**BRIEF**
In this exercise, the entries below include pictures. Repeat exactly the lines from the line with "Reproduce this chart with D3.js." to the line with "const tickFont = 44.5, titleFont = 55;", including both, but without the pictures.

[Figure scripts]
+ + + + + + +

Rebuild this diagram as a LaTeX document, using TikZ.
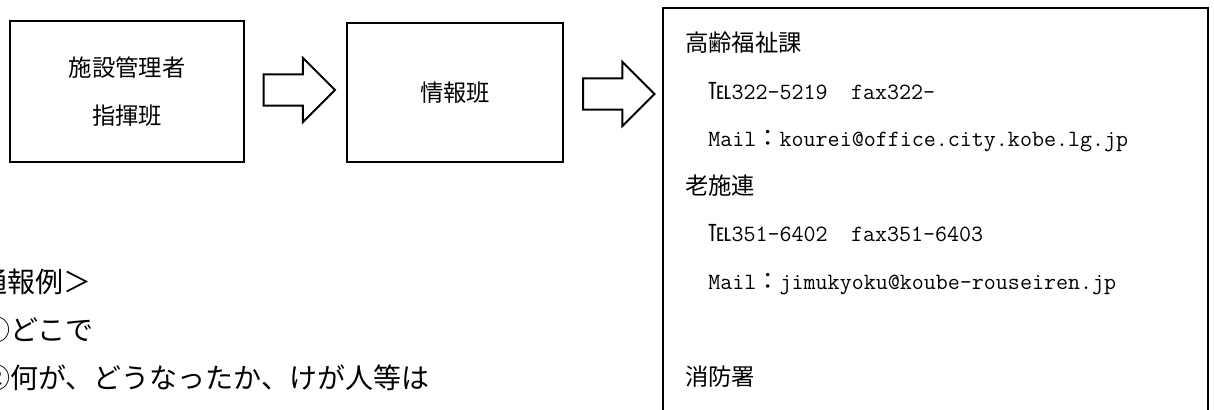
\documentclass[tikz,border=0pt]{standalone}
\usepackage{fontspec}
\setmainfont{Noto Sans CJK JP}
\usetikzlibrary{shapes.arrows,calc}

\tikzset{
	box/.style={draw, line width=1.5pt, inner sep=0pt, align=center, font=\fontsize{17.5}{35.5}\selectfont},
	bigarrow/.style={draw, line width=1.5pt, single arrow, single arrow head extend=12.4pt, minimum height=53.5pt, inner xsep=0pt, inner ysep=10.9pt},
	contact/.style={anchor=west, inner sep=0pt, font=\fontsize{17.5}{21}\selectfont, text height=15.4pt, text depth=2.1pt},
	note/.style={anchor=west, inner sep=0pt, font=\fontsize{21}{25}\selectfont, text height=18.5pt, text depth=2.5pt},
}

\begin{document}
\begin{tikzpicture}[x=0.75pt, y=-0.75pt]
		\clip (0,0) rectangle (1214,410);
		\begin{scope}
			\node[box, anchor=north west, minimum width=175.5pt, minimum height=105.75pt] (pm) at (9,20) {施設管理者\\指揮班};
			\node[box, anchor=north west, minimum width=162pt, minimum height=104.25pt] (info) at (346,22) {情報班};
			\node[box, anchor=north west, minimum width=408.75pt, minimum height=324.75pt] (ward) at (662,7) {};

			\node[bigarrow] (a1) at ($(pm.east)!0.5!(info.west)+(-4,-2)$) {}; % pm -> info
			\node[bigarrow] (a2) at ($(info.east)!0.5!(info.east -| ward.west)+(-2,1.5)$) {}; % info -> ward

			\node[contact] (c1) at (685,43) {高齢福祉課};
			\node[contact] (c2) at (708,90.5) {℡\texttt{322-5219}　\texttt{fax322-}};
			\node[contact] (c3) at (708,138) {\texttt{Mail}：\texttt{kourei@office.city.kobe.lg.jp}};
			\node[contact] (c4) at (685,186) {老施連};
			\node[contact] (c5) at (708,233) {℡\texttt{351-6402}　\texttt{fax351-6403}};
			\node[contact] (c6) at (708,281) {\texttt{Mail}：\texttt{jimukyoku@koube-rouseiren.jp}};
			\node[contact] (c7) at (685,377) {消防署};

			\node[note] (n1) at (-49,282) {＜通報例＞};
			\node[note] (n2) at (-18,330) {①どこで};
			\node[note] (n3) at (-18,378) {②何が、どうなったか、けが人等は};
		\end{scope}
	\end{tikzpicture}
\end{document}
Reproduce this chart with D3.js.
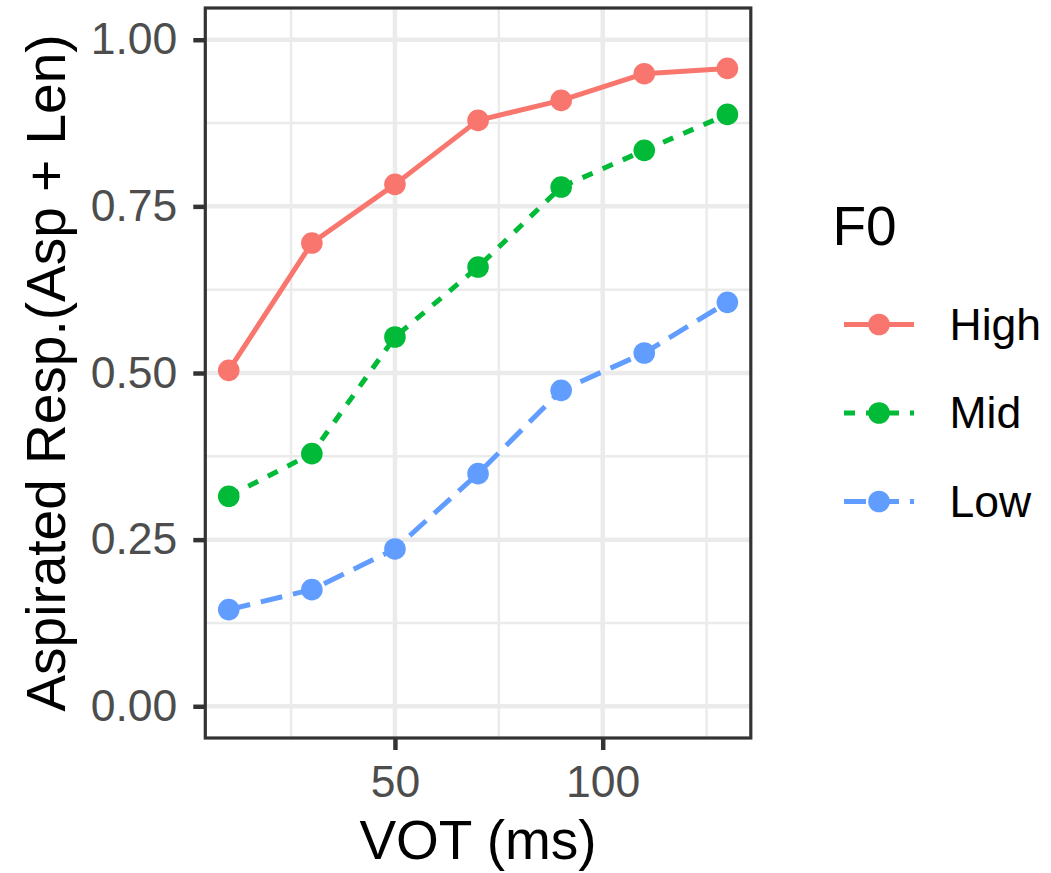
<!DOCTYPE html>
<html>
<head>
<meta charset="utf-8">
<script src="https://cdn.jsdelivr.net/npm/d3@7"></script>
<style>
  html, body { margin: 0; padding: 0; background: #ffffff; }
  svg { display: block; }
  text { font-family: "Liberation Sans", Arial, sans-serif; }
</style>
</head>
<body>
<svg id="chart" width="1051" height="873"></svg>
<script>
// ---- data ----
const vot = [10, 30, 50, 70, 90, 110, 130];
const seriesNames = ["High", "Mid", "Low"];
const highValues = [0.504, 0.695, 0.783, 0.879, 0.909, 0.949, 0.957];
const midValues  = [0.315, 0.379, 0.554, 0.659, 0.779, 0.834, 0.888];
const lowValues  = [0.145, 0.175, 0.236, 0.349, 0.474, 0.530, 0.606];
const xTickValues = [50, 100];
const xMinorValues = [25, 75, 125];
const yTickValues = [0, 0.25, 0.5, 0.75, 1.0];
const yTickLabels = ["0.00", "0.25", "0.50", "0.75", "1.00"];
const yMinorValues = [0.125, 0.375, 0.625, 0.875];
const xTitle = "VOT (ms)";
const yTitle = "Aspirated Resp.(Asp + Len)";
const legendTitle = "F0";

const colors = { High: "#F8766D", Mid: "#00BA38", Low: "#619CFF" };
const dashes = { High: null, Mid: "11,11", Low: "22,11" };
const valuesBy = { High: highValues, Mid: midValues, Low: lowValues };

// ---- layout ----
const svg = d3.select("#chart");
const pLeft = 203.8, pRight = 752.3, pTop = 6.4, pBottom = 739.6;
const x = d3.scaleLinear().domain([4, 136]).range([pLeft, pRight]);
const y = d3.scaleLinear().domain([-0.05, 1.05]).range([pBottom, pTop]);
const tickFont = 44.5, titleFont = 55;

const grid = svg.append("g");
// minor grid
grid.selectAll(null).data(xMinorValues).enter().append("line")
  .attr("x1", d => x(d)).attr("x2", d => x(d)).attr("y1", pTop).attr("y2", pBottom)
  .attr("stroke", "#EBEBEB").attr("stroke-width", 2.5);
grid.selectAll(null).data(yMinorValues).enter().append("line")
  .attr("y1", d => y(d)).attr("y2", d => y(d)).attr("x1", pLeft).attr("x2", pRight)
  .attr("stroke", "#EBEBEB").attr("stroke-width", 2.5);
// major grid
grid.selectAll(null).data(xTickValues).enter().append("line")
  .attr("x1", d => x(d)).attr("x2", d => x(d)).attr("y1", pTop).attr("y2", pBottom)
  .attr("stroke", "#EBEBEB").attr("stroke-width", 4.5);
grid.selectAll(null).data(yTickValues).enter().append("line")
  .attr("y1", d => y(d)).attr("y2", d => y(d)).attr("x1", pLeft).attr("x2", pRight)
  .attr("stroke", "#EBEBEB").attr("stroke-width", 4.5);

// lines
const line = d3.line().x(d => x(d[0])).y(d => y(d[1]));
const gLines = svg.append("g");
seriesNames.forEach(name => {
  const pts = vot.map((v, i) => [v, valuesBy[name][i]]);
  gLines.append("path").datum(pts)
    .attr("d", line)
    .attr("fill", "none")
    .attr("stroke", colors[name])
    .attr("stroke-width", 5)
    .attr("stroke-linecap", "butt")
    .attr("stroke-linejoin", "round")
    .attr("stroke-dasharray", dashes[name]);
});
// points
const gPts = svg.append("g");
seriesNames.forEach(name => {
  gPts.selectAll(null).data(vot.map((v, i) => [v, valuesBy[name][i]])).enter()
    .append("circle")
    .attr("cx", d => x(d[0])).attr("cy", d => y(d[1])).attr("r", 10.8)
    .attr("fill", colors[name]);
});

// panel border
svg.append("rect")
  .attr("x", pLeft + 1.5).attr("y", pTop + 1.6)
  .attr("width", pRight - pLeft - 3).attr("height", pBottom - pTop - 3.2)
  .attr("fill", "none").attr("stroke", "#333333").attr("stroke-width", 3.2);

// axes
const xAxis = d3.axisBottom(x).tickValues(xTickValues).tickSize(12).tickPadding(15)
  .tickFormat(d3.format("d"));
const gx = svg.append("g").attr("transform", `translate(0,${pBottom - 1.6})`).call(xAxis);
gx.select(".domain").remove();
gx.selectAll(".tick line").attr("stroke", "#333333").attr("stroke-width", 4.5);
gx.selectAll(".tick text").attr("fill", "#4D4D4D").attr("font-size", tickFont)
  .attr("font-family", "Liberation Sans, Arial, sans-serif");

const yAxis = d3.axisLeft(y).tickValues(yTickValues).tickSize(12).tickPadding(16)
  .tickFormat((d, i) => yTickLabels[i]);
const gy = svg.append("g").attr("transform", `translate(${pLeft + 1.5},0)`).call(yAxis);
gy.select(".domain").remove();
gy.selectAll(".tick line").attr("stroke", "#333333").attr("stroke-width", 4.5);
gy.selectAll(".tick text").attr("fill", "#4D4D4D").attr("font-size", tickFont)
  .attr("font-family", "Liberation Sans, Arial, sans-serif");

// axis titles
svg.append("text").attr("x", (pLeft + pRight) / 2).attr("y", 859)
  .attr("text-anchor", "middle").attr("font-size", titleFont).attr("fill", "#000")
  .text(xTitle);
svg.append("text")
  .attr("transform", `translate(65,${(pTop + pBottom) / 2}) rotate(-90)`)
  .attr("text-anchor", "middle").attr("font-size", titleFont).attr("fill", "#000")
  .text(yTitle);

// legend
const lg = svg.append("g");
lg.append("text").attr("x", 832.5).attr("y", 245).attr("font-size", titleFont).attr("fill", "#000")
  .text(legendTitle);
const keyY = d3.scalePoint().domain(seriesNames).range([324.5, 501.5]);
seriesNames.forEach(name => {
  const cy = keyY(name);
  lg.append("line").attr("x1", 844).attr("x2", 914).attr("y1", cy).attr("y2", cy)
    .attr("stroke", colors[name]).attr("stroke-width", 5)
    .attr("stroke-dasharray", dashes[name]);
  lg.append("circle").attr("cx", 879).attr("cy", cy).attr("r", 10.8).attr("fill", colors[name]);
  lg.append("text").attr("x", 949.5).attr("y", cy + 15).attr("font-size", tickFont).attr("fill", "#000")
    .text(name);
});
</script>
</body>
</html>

+ + + + + + +

**OUTPUT OF THE TASK**
Reproduce this chart with D3.js.
<!DOCTYPE html>
<html>
<head>
<meta charset="utf-8">
<script src="https://cdn.jsdelivr.net/npm/d3@7"></script>
<style>
  html, body { margin: 0; padding: 0; background: #ffffff; }
  svg { display: block; }
  text { font-family: "Liberation Sans", Arial, sans-serif; }
</style>
</head>
<body>
<svg id="chart" width="1051" height="873"></svg>
<script>
// ---- data ----
const vot = [10, 30, 50, 70, 90, 110, 130];
const seriesNames = ["High", "Mid", "Low"];
const highValues = [0.504, 0.695, 0.783, 0.879, 0.909, 0.949, 0.957];
const midValues  = [0.315, 0.379, 0.554, 0.659, 0.779, 0.834, 0.888];
const lowValues  = [0.145, 0.175, 0.236, 0.349, 0.474, 0.530, 0.606];
const xTickValues = [50, 100];
const xMinorValues = [25, 75, 125];
const yTickValues = [0, 0.25, 0.5, 0.75, 1.0];
const yTickLabels = ["0.00", "0.25", "0.50", "0.75", "1.00"];
const yMinorValues = [0.125, 0.375, 0.625, 0.875];
const xTitle = "VOT (ms)";
const yTitle = "Aspirated Resp.(Asp + Len)";
const legendTitle = "F0";

const colors = { High: "#F8766D", Mid: "#00BA38", Low: "#619CFF" };
const dashes = { High: null, Mid: "11,11", Low: "22,11" };
const valuesBy = { High: highValues, Mid: midValues, Low: lowValues };

// ---- layout ----
const svg = d3.select("#chart");
const pLeft = 203.8, pRight = 752.3, pTop = 6.4, pBottom = 739.6;
const x = d3.scaleLinear().domain([4, 136]).range([pLeft, pRight]);
const y = d3.scaleLinear().domain([-0.05, 1.05]).range([pBottom, pTop]);
const tickFont = 44.5, titleFont = 55;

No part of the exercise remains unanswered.